I assume the Dec. 28, 2001, COTs report would not have come out without a three- or four-day delay, especially because of New Year's, so my testing program executed that trade with the 1172.51 price for the week of Jan. 7, 2002 (the next weekly open). I don't think that COTs report would have been available in time for execution on the open of Dec. 31, 2001, which is the date for the trade in your table. Thus, you and I would have slightly different results for the previous and ensuing trades.

The third discrepancy results from the fact that you don't count the very first trade. (Dave didn't count the first trade because it starts on the first date in the column, and because this is the beginning of the data, it can't be known whether this is merely a continuation of a previous signal or not.)

While this reasoning makes sense, to me it didn't matter whether the previous signal was a buy or sell. It's still a signal, either way. Think of it as a new or renewed signal. In any event, the first trade was the biggest loss that setup has seen, so it certainly didn't sway the results for the better!

Regards,
Alex

Dave said...

Hi Alex,
Thanks again for the reply.

I made the changes to my S&P Trades worksheet. I'm still trying to resolve a few of the differences.

If you get a chance, can you check to see what I'm doing wrong?

Your results:

Cot Profit 520.7%
Index Profit 266.6%
Winning/Loosing Trades 32/13

My Setup (Date range 7/11/1995 to 5/1/2007 )
Cot Profit 400.99% ($100 to $500.99)
Index Profit 168.69% ($560.34 to $1,505.57 )
Winning/Loosing Trades 33/13

So, it looks like I'm off ~100% in my profits, and I have 1 more trade.

Did I miss something obvious?

I resent you the spreadsheet, but I'm also posting here in case someone else can benefit from this thread.

Thanks!
Dave

Alex Roslin said...

Hi Dave,

Thanks again for your message. Firstly, let me say congratulations for crunching the data as you've done. I think this kind of analysis really opens your eyes to the possibilities and challenges of trading and investing, whether with COTs or any other means.

To answer your questions:

1) The results on my "Latest Signals" table are not expressed as a percentage profit, but as the return starting from a baseline of 100. (See the notes for the spreadsheet.) I've just clarified the notes for this table to explain this better.
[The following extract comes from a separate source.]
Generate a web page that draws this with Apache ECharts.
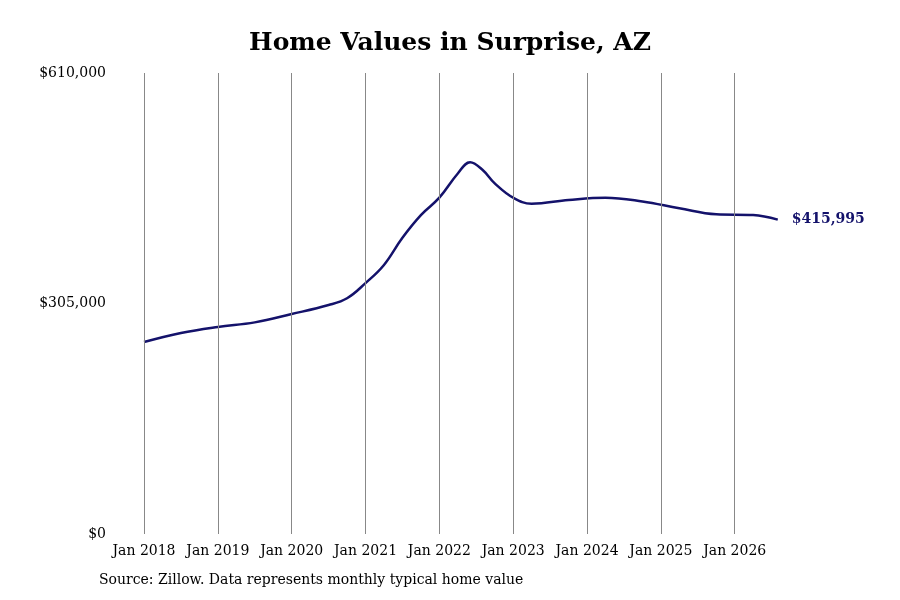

2) The remaining small discrepancy in our results is due to the fact that my results for the SP500 setup end on May 1, 2007, which is a few weeks into a new trade. (See the "Last Update" column on the "Latest Signals" page to see the date for which the setup results are good.) In your case, your results appear to end with the last trade, which is on March 20, 2007.

Mind you, for purposes of the statistical confidence testing, I rely only on completed trades.

Regards,
Alex

Dave said...

Thanks for the clarification.

This should provide a baseline for comparison against other setups.

Cheers!
Dave

Alex Roslin said...

And thanks to you for sticking with it and bringing a source of possible confusion to my attention. It's always great to see someone else corroborate the interesting results this data can yield.

Take care,
Alex

Dave said...

Hi Alex,
Just fyi...I may have found a better profit setup for the S&P 500.

I sent you the setup earlier today, and am just posting this coment in case my email got filted as spam.

No need to approve this comment, just wanted to let you know. I'm interested in your thoughts about the setup.

Cheers!
Dave

Alex Roslin said...

Hi Dave,

Just took a first preliminary look. Looks like a winner. Congratulations on your discovery, and thanks for sharing it. I was planning to retest all the setups starting early next year, as part of a regular exercize of reoptimizing them with the new data, but your discovery for the SP500 makes me think I should redo that one sooner. I'd like to see if I can find something even better.

For the DIYers out there, Dave's setup works by fading the small traders when their net % of open interest position is 1.1 or more standard deviations from its 15-week moving average. Like the 17-week setup I'm using, Dave flipped to a bullish signal with the Sept. 25 COTs report, and it's still on a buy signal right now.

The SP500 setup was the first one I developed, back when I was still working out the best ways to backtest for the ideal parameters.